The fragmented nature of NHS medical technology is also having a negative impact, according to Charlotte Small from the Academic Department of Military Anaesthesia and Critical Care at the National Institute for Health Research.

“Some of the barriers are related to the NHS procurement process; they’re related to the inevitable fact that we have lots of different companies using lots of different bits of kit,” said Small.

“Our monitors are from a different manufacturer to our fusion pumps and there’s little incentive for those companies to develop systems where those devices will talk to each other, and therefore the ability to download the information into a centralised system where you can then amalgamate information on physiological monitoring, drug prescriptions and patient notes.”

Small suggested that unnecessary technology should be stripped back, and for trusts to avoid systems that don’t have longevity and require lots of updates.

While there are concerns that digitised records are susceptible to cyber-attack, such as the WannaCry ransomware that affected thousands of NHS computers last summer, Small pointed out that paper-based records carry their own security risk.
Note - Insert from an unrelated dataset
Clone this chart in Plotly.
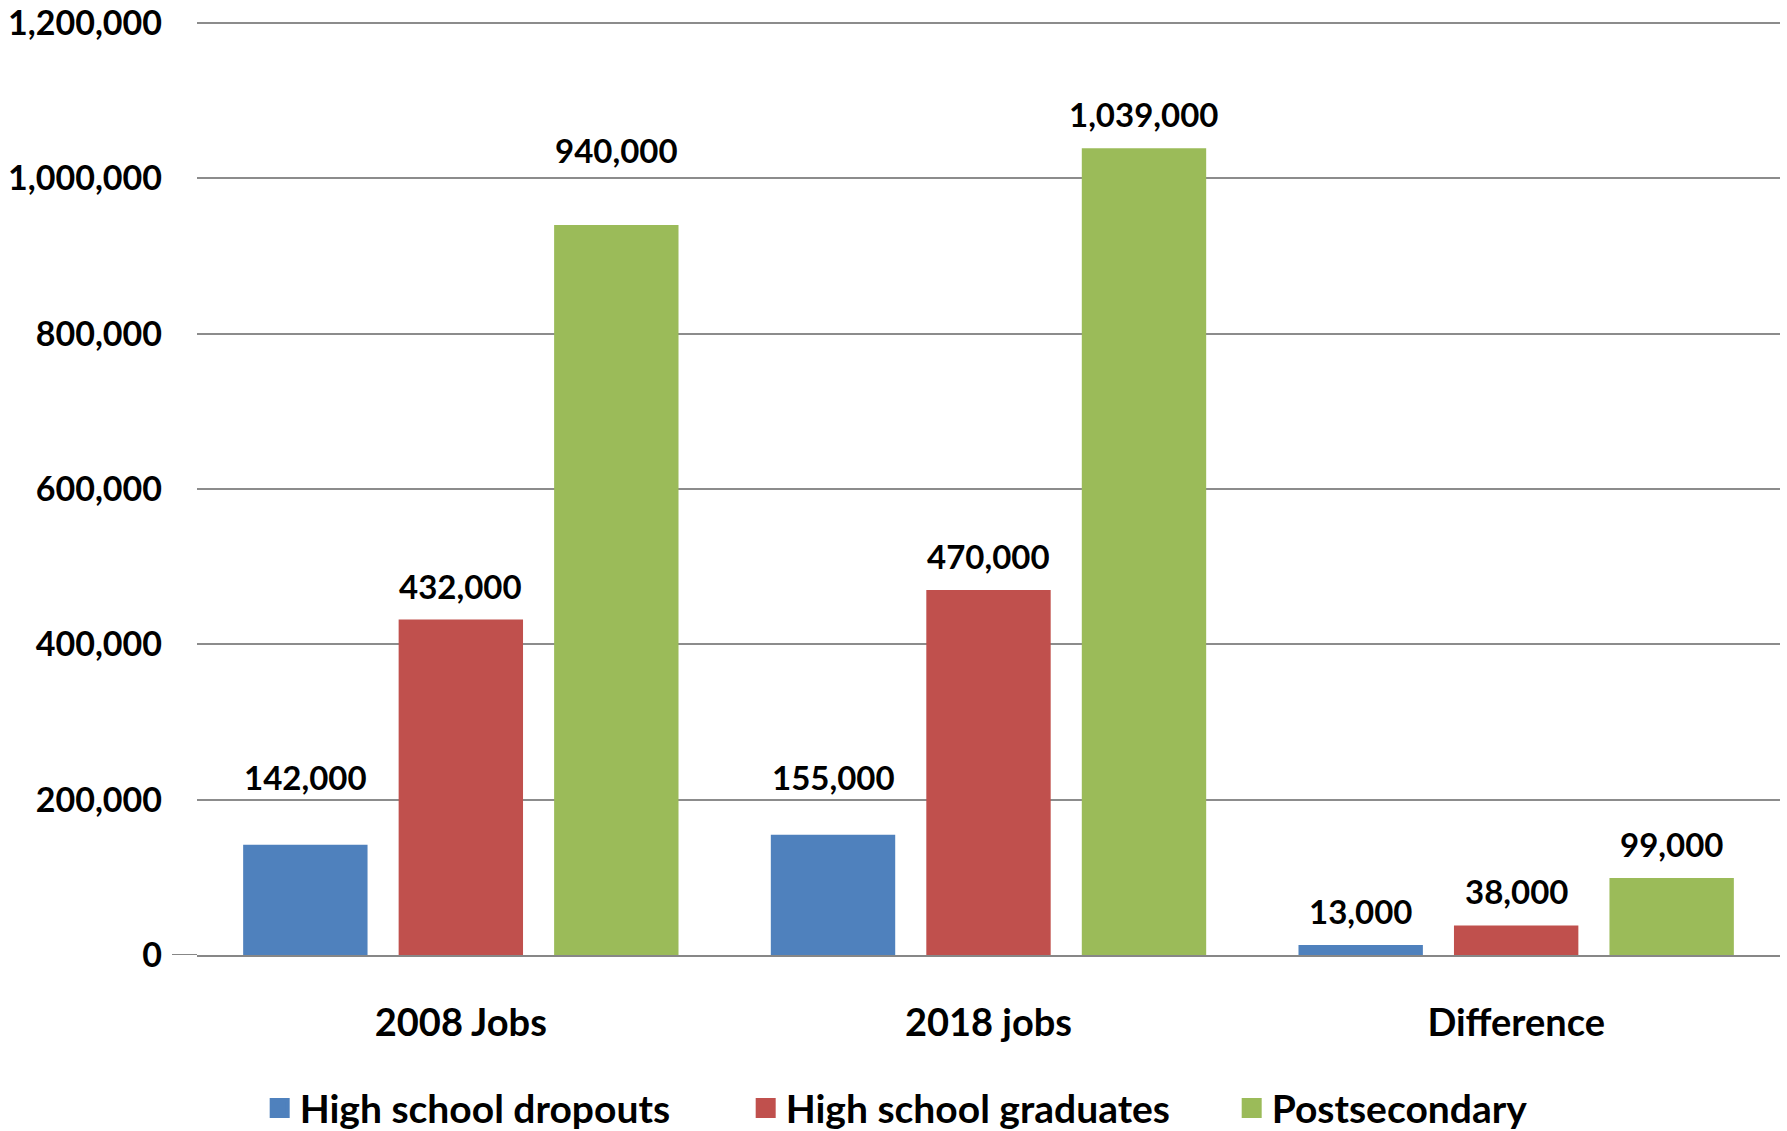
import plotly.graph_objects as go

categories = ["2008 Jobs", "2018 jobs", "Difference"]
series_names = ["High school dropouts", "High school graduates", "Postsecondary"]
dropouts = [142000, 155000, 13000]
graduates = [432000, 470000, 38000]
postsecondary = [940000, 1039000, 99000]
y_tick_values = [0, 200000, 400000, 600000, 800000, 1000000, 1200000]

series_values = [dropouts, graduates, postsecondary]
colors = ["#4F81BD", "#C0504D", "#9BBB59"]
# pixel lift of each data label above its bar top (per series, per category)
label_lift = [[68, 58, 34], [34, 34, 34], [75, 34, 34]]

FONT = "Lato"
bargap = 0.116
bargroupgap = 0.2
ML, MR = 197, 7
plot_w = 1787 - ML - MR

fig = go.Figure()
xs = list(range(len(categories)))
for name, vals, col in zip(series_names, series_values, colors):
    fig.add_trace(go.Bar(x=xs, y=vals, name=name, showlegend=False,
                         marker=dict(color=col, line=dict(width=0))))
# legend entries with larger square swatches
for name, col in zip(series_names, colors):
    fig.add_trace(go.Scatter(x=[None], y=[None], mode="markers", name=name,
                             marker=dict(symbol="square", size=16, color=col,
                                         line=dict(width=4, color=col))))

slot = (1 - bargap) / len(series_values)
annotations = []
for si, vals in enumerate(series_values):
    off = (si - (len(series_values) - 1) / 2) * slot
    for ci, v in enumerate(vals):
        annotations.append(dict(
            x=xs[ci] + off, y=v, xref="x", yref="y",
            text=f"{v:,}", showarrow=False, yshift=label_lift[si][ci],
            font=dict(family=FONT, size=33, color="black", weight="bold"),
            yanchor="middle", xanchor="center"))

fig.update_layout(
    width=1787, height=1131,
    paper_bgcolor="white", plot_bgcolor="white",
    margin=dict(l=ML, r=MR, t=22, b=176),
    barmode="group", bargap=bargap, bargroupgap=bargroupgap,
    font=dict(family=FONT, color="black"),
    annotations=annotations,
    showlegend=True,
    legend=dict(orientation="h", x=0.0396, xanchor="left",
                yref="container", y=0.0203, yanchor="middle",
                font=dict(family=FONT, size=39, color="black", weight="bold"),
                entrywidth=441, traceorder="normal", itemsizing="trace"),
    shapes=[dict(type="line", xref="paper", yref="y", x0=-25 / plot_w, x1=0,
                 y0=0, y1=0, line=dict(color="#878787", width=2))],
)
fig.update_xaxes(
    tickmode="array", tickvals=xs, ticktext=categories,
    range=[-0.5, len(categories) - 0.5],
    tickfont=dict(family=FONT, size=38, color="black", weight="bold"),
    showgrid=False, showline=True, linecolor="#878787", linewidth=2,
    ticks="", ticklabelstandoff=33, zeroline=False, automargin=False,
)
fig.update_yaxes(
    range=[0, 1201500], tickmode="array", tickvals=y_tick_values,
    ticktext=[f"{v:,}" for v in y_tick_values],
    tickfont=dict(family=FONT, size=34, color="black", weight="bold"),
    showgrid=True, gridcolor="#8c8c8c", gridwidth=2,
    zeroline=False, showline=False, ticks="", ticklabelstandoff=34,
    automargin=False,
)

fig.write_html("out.html", config={"displayModeBar": False},
               post_script="document.body.style.margin='0px';document.body.style.overflow='hidden';")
“The current paper-based system we’ve got isn’t as secure as I think our patients think it is. We worry about cyber security and we worry about unwanted forces accessing notes, but actually, we still have issues with leaving paper notes on buses, leaving handover sheets in hospital car parks, so I think it’s important to be able to quantify the risk to patients,” said Small.

Long-term access to older paper records is also an issue, with potentially-useful records being destroyed after a set period of time, a risk that can be avoided with digitised records.